#### [DATA]
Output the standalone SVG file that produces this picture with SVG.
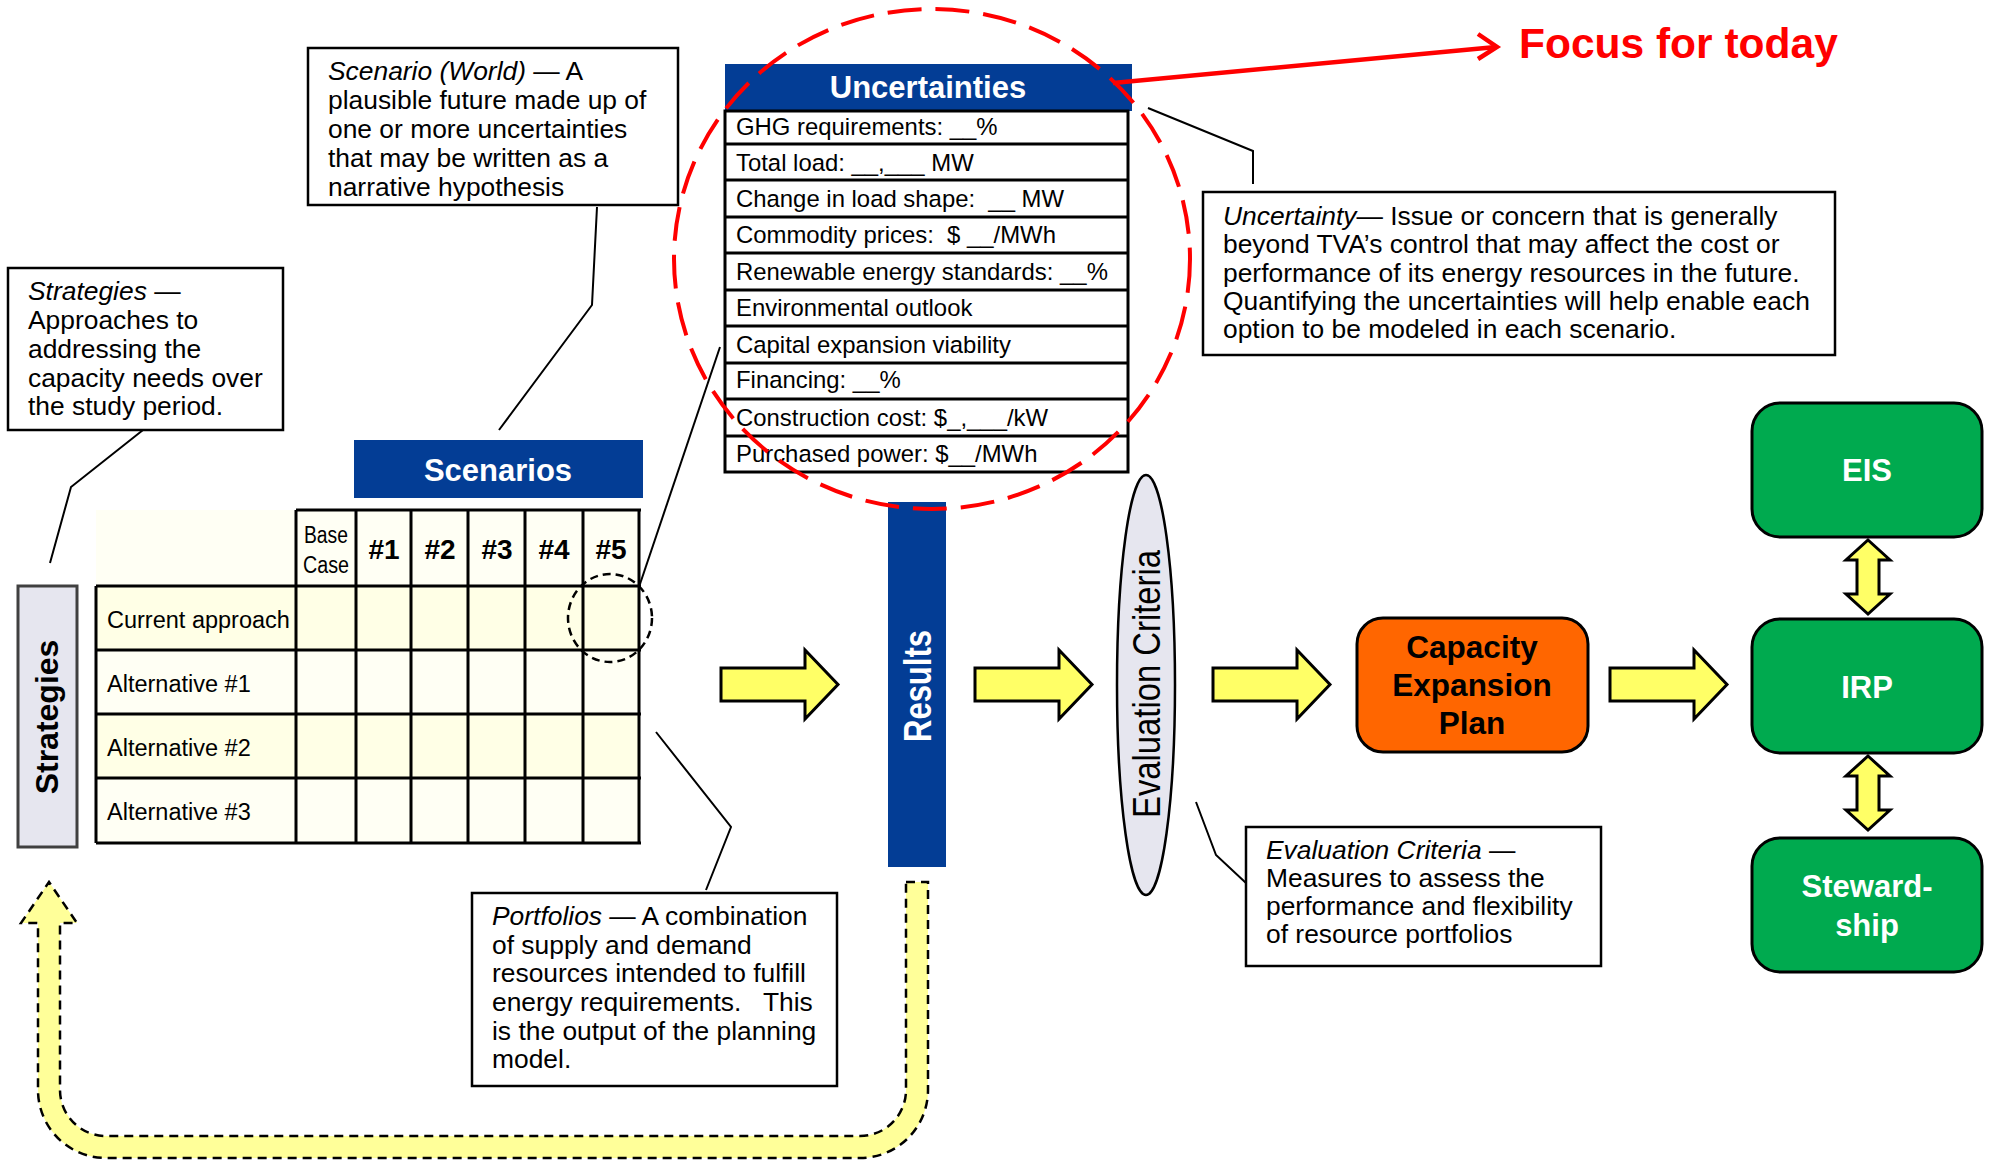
<svg xmlns="http://www.w3.org/2000/svg" xmlns:xlink="http://www.w3.org/1999/xlink" width="1994" height="1160" viewBox="0 0 1994 1160">
<style>
  text { font-family: "Liberation Sans", Arial, sans-serif; fill: #000; }
  .t24 { font-size: 26.4px; }
  .t23 { font-size: 23.9px; }
  .it { font-style: italic; }
  .pre { white-space: pre; }
  .b31w { font-size: 31px; font-weight: bold; fill: #fff; }
  .b31k { font-size: 31.5px; font-weight: bold; fill: #000; }
  .hdr { font-size: 28px; font-weight: bold; text-anchor: middle; }
  .note { fill: #fff; stroke: #000; stroke-width: 2.5; }
  .leader { fill: none; stroke: #000; stroke-width: 2; }
  .grid { stroke: #000; stroke-width: 3; fill: none; }
  .blue { fill: #033D95; }
  .green { fill: #00AA4F; stroke: #000; stroke-width: 3; }
  .yarrow { fill: #FFFF66; stroke: #000; stroke-width: 3; stroke-linejoin: miter; }
  .mid { text-anchor: middle; }
</style>
<defs>
  <path id="blockArrow" d="M0,18 H84 V0 L117,34.5 L84,69 V51 H0 Z"/>
  <path id="dblArrow" d="M0,0 L22,20 H11 V54 H22 L0,74 L-22,54 H-11 V20 H-22 Z"/>
</defs>
<rect width="1994" height="1160" fill="#fff"/>

<!-- Connectors -->
<g id="connectors">
  <polyline class="leader" points="597,207 592,305 499,430"/>
  <polyline class="leader" points="143,430 71,487 50,563"/>
  <polyline class="leader" points="639,587 720,347"/>
  <polyline class="leader" points="1148,108 1253,151 1253,184"/>
  <polyline class="leader" points="656,732 731,827 706,890"/>
  <polyline class="leader" points="1196,802 1216,855 1246,883"/>
  <!-- feedback arrow -->
  <path d="M906,882 L928,882 L928,1090 A68,68 0 0 1 860,1158 L106,1158 A68,68 0 0 1 38,1090 L38,923 L21,923 L49,882 L77,923 L60,923 L60,1090 A46,46 0 0 0 106,1136 L860,1136 A46,46 0 0 0 906,1090 Z" fill="#FFFF99" stroke="#000" stroke-width="2.5" stroke-dasharray="9,6"/>
  <!-- block arrows -->
  <use xlink:href="#blockArrow" href="#blockArrow" class="yarrow" transform="translate(721,650)"/>
  <use xlink:href="#blockArrow" href="#blockArrow" class="yarrow" transform="translate(975,650)"/>
  <use xlink:href="#blockArrow" href="#blockArrow" class="yarrow" transform="translate(1213,650)"/>
  <use xlink:href="#blockArrow" href="#blockArrow" class="yarrow" transform="translate(1610,650)"/>
  <use xlink:href="#dblArrow" href="#dblArrow" class="yarrow" transform="translate(1868,540)"/>
  <use xlink:href="#dblArrow" href="#dblArrow" class="yarrow" transform="translate(1868,756)"/>
</g>

<!-- Scenario note -->
<g id="note-scenario">
  <rect class="note" x="308" y="48" width="370" height="157"/>
  <text class="t24" x="328" y="80"><tspan class="it">Scenario (World)</tspan> — A</text>
  <text class="t24" x="328" y="109">plausible future made up of</text>
  <text class="t24" x="328" y="138">one or more uncertainties</text>
  <text class="t24" x="328" y="167">that may be written as a</text>
  <text class="t24" x="328" y="196">narrative hypothesis</text>
</g>

<!-- Strategies note -->
<g id="note-strategies">
  <rect class="note" x="8" y="268" width="275" height="162"/>
  <text class="t24" x="28" y="300"><tspan class="it">Strategies</tspan> —</text>
  <text class="t24" x="28" y="329">Approaches to</text>
  <text class="t24" x="28" y="358">addressing the</text>
  <text class="t24" x="28" y="387">capacity needs over</text>
  <text class="t24" x="28" y="415">the study period.</text>
</g>

<!-- Uncertainty note -->
<g id="note-uncertainty">
  <rect class="note" x="1203" y="192" width="632" height="163"/>
  <text class="t24" x="1223" y="225"><tspan class="it">Uncertainty</tspan>— Issue or concern that is generally</text>
  <text class="t24" x="1223" y="253">beyond TVA’s control that may affect the cost or</text>
  <text class="t24" x="1223" y="282">performance of its energy resources in the future.</text>
  <text class="t24" x="1223" y="310">Quantifying the uncertainties will help enable each</text>
  <text class="t24" x="1223" y="338">option to be modeled in each scenario.</text>
</g>

<!-- Portfolios note -->
<g id="note-portfolios">
  <rect class="note" x="472" y="893" width="365" height="193"/>
  <text class="t24" x="492" y="925"><tspan class="it">Portfolios</tspan> — A combination</text>
  <text class="t24" x="492" y="954">of supply and demand</text>
  <text class="t24" x="492" y="982">resources intended to fulfill</text>
  <text class="t24 pre" x="492" y="1011" xml:space="preserve">energy requirements.   This</text>
  <text class="t24" x="492" y="1040">is the output of the planning</text>
  <text class="t24" x="492" y="1068">model.</text>
</g>

<!-- Evaluation criteria note -->
<g id="note-evaluation">
  <rect class="note" x="1246" y="827" width="355" height="139"/>
  <text class="t24" x="1266" y="859"><tspan class="it">Evaluation Criteria</tspan> —</text>
  <text class="t24" x="1266" y="887">Measures to assess the</text>
  <text class="t24" x="1266" y="915">performance and flexibility</text>
  <text class="t24" x="1266" y="943">of resource portfolios</text>
</g>

<!-- Strategies vertical label -->
<g id="strategies">
  <rect x="18" y="586" width="59" height="261" fill="#E6E6EF" stroke="#404040" stroke-width="3"/>
  <text class="b31k mid" style="font-size:32px" transform="translate(58,717) rotate(-90)">Strategies</text>
</g>

<!-- Scenarios table -->
<g id="scenarios-table">
  <rect class="blue" x="354" y="440" width="289" height="58"/>
  <text class="b31w mid" x="498" y="481">Scenarios</text>
  <rect x="96" y="510" width="543" height="76" fill="#FFFFF4"/>
  <rect x="96" y="586" width="543" height="64" fill="#FFFFE6"/>
  <rect x="96" y="650" width="543" height="64" fill="#FFFFF4"/>
  <rect x="96" y="714" width="543" height="64" fill="#FFFFE6"/>
  <rect x="96" y="778" width="543" height="65" fill="#FFFFF4"/>
  <g class="grid">
    <line x1="296" y1="510" x2="641" y2="510"/>
    <line x1="96" y1="586" x2="641" y2="586"/>
    <line x1="96" y1="650" x2="641" y2="650"/>
    <line x1="96" y1="714" x2="641" y2="714"/>
    <line x1="96" y1="778" x2="641" y2="778"/>
    <line x1="96" y1="843" x2="641" y2="843"/>
    <line x1="96" y1="586" x2="96" y2="843"/>
    <line x1="296" y1="510" x2="296" y2="843"/>
    <line x1="356" y1="510" x2="356" y2="843"/>
    <line x1="411" y1="510" x2="411" y2="843"/>
    <line x1="468" y1="510" x2="468" y2="843"/>
    <line x1="525" y1="510" x2="525" y2="843"/>
    <line x1="583" y1="510" x2="583" y2="843"/>
    <line x1="639" y1="510" x2="639" y2="843"/>
  </g>
  <text class="mid" style="font-size:23px" x="326" y="543" textLength="44" lengthAdjust="spacingAndGlyphs">Base</text>
  <text class="mid" style="font-size:23px" x="326" y="573" textLength="46" lengthAdjust="spacingAndGlyphs">Case</text>
  <text class="hdr" x="384" y="559">#1</text>
  <text class="hdr" x="440" y="559">#2</text>
  <text class="hdr" x="497" y="559">#3</text>
  <text class="hdr" x="554" y="559">#4</text>
  <text class="hdr" x="611" y="559">#5</text>
  <text style="font-size:23.5px" x="107" y="628">Current approach</text>
  <text style="font-size:23.5px" x="107" y="692">Alternative #1</text>
  <text style="font-size:23.5px" x="107" y="756">Alternative #2</text>
  <text style="font-size:23.5px" x="107" y="820">Alternative #3</text>
  <ellipse cx="610" cy="618" rx="42" ry="44" fill="none" stroke="#000" stroke-width="2.5" stroke-dasharray="8,5"/>
</g>

<!-- Uncertainties table -->
<g id="uncertainties">
  <rect class="blue" x="725" y="64" width="407" height="47"/>
  <text class="b31w mid" x="928" y="98">Uncertainties</text>
  <rect x="725" y="111" width="403" height="361" fill="#fff"/>
  <g class="grid">
    <rect x="725" y="111" width="403" height="361"/>
    <line x1="725" y1="144" x2="1128" y2="144"/>
    <line x1="725" y1="180" x2="1128" y2="180"/>
    <line x1="725" y1="217" x2="1128" y2="217"/>
    <line x1="725" y1="253" x2="1128" y2="253"/>
    <line x1="725" y1="290" x2="1128" y2="290"/>
    <line x1="725" y1="326" x2="1128" y2="326"/>
    <line x1="725" y1="363" x2="1128" y2="363"/>
    <line x1="725" y1="399" x2="1128" y2="399"/>
    <line x1="725" y1="436" x2="1128" y2="436"/>
  </g>
  <text class="t23" x="736" y="135">GHG requirements: __%</text>
  <text class="t23" x="736" y="171">Total load: __,___ MW</text>
  <text class="t23 pre" x="736" y="207" xml:space="preserve">Change in load shape:  __ MW</text>
  <text class="t23 pre" x="736" y="243" xml:space="preserve">Commodity prices:  $ __/MWh</text>
  <text class="t23" x="736" y="280">Renewable energy standards: __%</text>
  <text class="t23" x="736" y="316">Environmental outlook</text>
  <text class="t23" x="736" y="353">Capital expansion viability</text>
  <text class="t23" x="736" y="388">Financing: __%</text>
  <text class="t23" x="736" y="426">Construction cost: $_,___/kW</text>
  <text class="t23" x="736" y="462">Purchased power: $__/MWh</text>
</g>

<!-- Results bar -->
<g id="results">
  <rect class="blue" x="888" y="502" width="58" height="365"/>
  <text class="b31w mid" style="font-size:38px" transform="translate(931,686) rotate(-90)" textLength="112" lengthAdjust="spacingAndGlyphs">Results</text>
</g>

<!-- Focus highlight -->
<g id="focus">
  <ellipse cx="932" cy="259" rx="258" ry="250" fill="none" stroke="#FF0000" stroke-width="4" stroke-dasharray="34,14"/>
  <line x1="1113" y1="83" x2="1496" y2="47" stroke="#FF0000" stroke-width="4.5"/>
  <polyline points="1478,34 1497,47 1478,59" fill="none" stroke="#FF0000" stroke-width="4.5"/>
  <text x="1519" y="58" style="font-size:42.5px;font-weight:bold;fill:#FF0000">Focus for today</text>
</g>

<!-- Evaluation Criteria ellipse -->
<g id="evaluation">
  <ellipse cx="1146" cy="685" rx="29" ry="210" fill="#E6E6EF" stroke="#000" stroke-width="2.5"/>
  <text class="mid" style="font-size:38px" transform="translate(1160,684) rotate(-90)" textLength="268" lengthAdjust="spacingAndGlyphs">Evaluation Criteria</text>
</g>

<!-- Capacity Expansion Plan -->
<g id="capacity-plan">
  <rect x="1357" y="618" width="231" height="134" rx="26" fill="#FF6600" stroke="#000" stroke-width="3"/>
  <text class="b31k mid" x="1472" y="658">Capacity</text>
  <text class="b31k mid" x="1472" y="696">Expansion</text>
  <text class="b31k mid" x="1472" y="734">Plan</text>
</g>

<g id="eis">
  <rect class="green" x="1752" y="403" width="230" height="134" rx="28"/>
  <text class="b31w mid" x="1867" y="481">EIS</text>
</g>
<g id="irp">
  <rect class="green" x="1752" y="619" width="230" height="134" rx="28"/>
  <text class="b31w mid" x="1867" y="698">IRP</text>
</g>
<g id="stewardship">
  <rect class="green" x="1752" y="838" width="230" height="134" rx="28"/>
  <text class="b31w mid" x="1867" y="897">Steward-</text>
  <text class="b31w mid" x="1867" y="936">ship</text>
</g>
</svg>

#### [AIM OF THE EXERCISE]
Report how many lines in the listing above include the word "that". Give nothing but the number.

#### [RESPONSE TO THIS TASK]
4